Тем не менее, едва женщина заметила, что я очнулся, как тут же вокруг началась суета. Появился какой-то неизвестный мужчина в очках и с козлиной бородкой на лице, судя по всему дежурный врач. Он стал меня слушать стетоскопом — производства Харьковского завода резинотехнических изделий, машинально отметил я знакомую конструкцию — потом пытался двигать мне руки и ноги, — только в этот момент я понял, что левая рука у меня «закована» в гипсовую повязку, — и наконец обратился непосредственно ко мне.
— Как вы себя чувствуете, ваше величество? Можете говорить?
— Могу, — попытался ответить я, но из пересохшей глотки вырвался только свистящий хрип. — Воды.
Воду мне принесли, после чего общение пошло более живо.
— В результате крушения поезда, ваше величество, у вас несколько сломанных ребер с левой стороны, сотрясение мозга, и переломы левой плечевой кости. Кость мы собрали, — доктор развел руками, — однако есть вероятность повреждения сустава, и тогда боюсь подвижность руки полностью восстановить не получится. В остальном — постельный режим на ближайшие две недели, отдых, обильное питание, никакого алкоголя. Потом, когда снимем гипс — массажи, и специальные упражнения для разработки конечности.
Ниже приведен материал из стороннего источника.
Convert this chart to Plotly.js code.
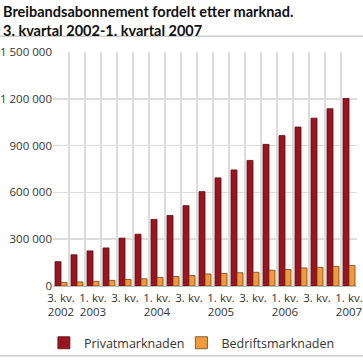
<!DOCTYPE html>
<html>
<head>
<meta charset="utf-8">
<script src="https://cdn.plot.ly/plotly-3.0.1.min.js"></script>
<style>html,body{margin:0;padding:0;background:#fff;}#chart{width:363px;height:364px;}</style>
</head>
<body>
<div id="chart"></div>
<script>
const quarters = ["3. kv. 2002","4. kv. 2002","1. kv. 2003","2. kv. 2003","3. kv. 2003","4. kv. 2003","1. kv. 2004","2. kv. 2004","3. kv. 2004","4. kv. 2004","1. kv. 2005","2. kv. 2005","3. kv. 2005","4. kv. 2005","1. kv. 2006","2. kv. 2006","3. kv. 2006","4. kv. 2006","1. kv. 2007"];
const privat = [156000,200000,225000,244000,307000,332000,427000,452000,515000,605000,693000,744000,805000,908000,964000,1019000,1076000,1136000,1202000];
const bedrift = [23000,26000,30000,36000,42000,46000,55000,61000,67000,77000,81000,85000,88000,101000,106000,116000,120000,126000,132000];
const tickLabels = ["3. kv.<br>2002","1. kv.<br>2003","3. kv.","1. kv.<br>2004","3. kv.","1. kv.<br>2005","3. kv.","1. kv.<br>2006","3. kv.","1. kv.<br>2007"];
const yTicks = [0,300000,600000,900000,1200000,1500000];

const idx = quarters.map((q,i)=>i);
const labelPos = idx.filter(i=>i%2===0);
const bounds = idx.map(i=>i-0.5).concat([quarters.length-0.5]);
const font = "Open Sans, DejaVu Sans, sans-serif";

const traces = [
  {type:"bar", name:"Privatmarknaden", x:idx, y:privat, hovertext:quarters, hoverinfo:"text+y", legend:"legend", showlegend:true,
   marker:{color:"#9b1520", line:{color:"#5a1010", width:0.8}}},
  {type:"bar", name:"Bedriftsmarknaden", x:idx, y:bedrift, hovertext:quarters, hoverinfo:"text+y", legend:"legend2", showlegend:true,
   marker:{color:"#f39a3a", line:{color:"#6b4220", width:0.8}}},
  {type:"scatter", x:[], y:[], xaxis:"x2", showlegend:false, hoverinfo:"skip"}
];

const legendBase = {orientation:"h", xanchor:"left", y:-0.18, yanchor:"top", bgcolor:"rgba(0,0,0,0)",
                    font:{family:"Open Sans", size:12.5, color:"#333"}, itemwidth:30, visible:true};

const layout = {
  width:363, height:364,
  margin:{l:53, r:6, t:52, b:74},
  paper_bgcolor:"#fff", plot_bgcolor:"#fff",
  font:{family:font, size:11, color:"#333"},
  separators:", ",
  showlegend:true,
  annotations:[
    {text:"<b>Breibandsabonnement fordelt etter marknad.<br>3. kvartal 2002-1. kvartal 2007</b>",
     xref:"paper", yref:"paper", x:-52/304, xanchor:"left", y:1+52/238, yanchor:"top", align:"left",
     showarrow:false, font:{family:"Lato, Open Sans, sans-serif", size:14.5, color:"#111"}}
  ],
  barmode:"group", bargap:0.25, bargroupgap:0,
  xaxis:{range:[-0.5, quarters.length-0.5], tickmode:"array", tickvals:bounds, showticklabels:false,
         ticks:"", showgrid:true, gridcolor:"#dcdcdc", gridwidth:1.5, zeroline:false, showline:false, fixedrange:true},
  xaxis2:{overlaying:"x", range:[-0.5, quarters.length-0.5], tickmode:"array", tickvals:labelPos, ticktext:tickLabels,
          side:"bottom", showgrid:false, zeroline:false, showline:false, ticks:"", ticklabelstandoff:3,
          tickfont:{size:11.5, color:"#333"}},
  yaxis:{range:[0,1500000], tickmode:"array", tickvals:yTicks, tickformat:",d", showgrid:true, gridcolor:"#dcdcdc",
         gridwidth:1.5, zeroline:true, zerolinecolor:"#bbb", zerolinewidth:1, ticks:"", ticklen:0, tickfont:{size:11.5, color:"#333"}},
  legend:Object.assign({}, legendBase, {x:-0.03}),
  legend2:Object.assign({}, legendBase, {x:0.4224}),
  shapes:[
    {type:"line", xref:"paper", yref:"paper", x0:-0.18, x1:1.03, y0:1.0+16/238, y1:1.0+16/238, line:{color:"#ccc", width:1.5}},
    {type:"line", xref:"paper", yref:"paper", x0:-0.18, x1:1.03, y0:-71/238, y1:-71/238, line:{color:"#ccc", width:1.5}}
  ]
};

Plotly.newPlot("chart", traces, layout, {displayModeBar:false, staticPlot:true});
</script>
</body>
</html>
— Понятно, — я откинулся на подушки и закрыл глаза. Становиться инвалидом в сорок лет совсем не хотелось, а на местную медицину особых надежд не было. Нет, она, конечно, сделала огромный шаг вперед, по сравнению с тем, что было тридцать лет назад, однако все еще оставалась на достаточно примитивном уровне. — А что с Александром?
— Хм… — Врач явно смутился, — прошу прощения, ваше величество, однако этого я вам сказать не могу. Доктор Ардент, как ваш лейб-медик, строго-настрого запретил сообщать вам любые новости о происходящем снаружи, боюсь я не могу взять на себя ответственность и нарушить данное указание.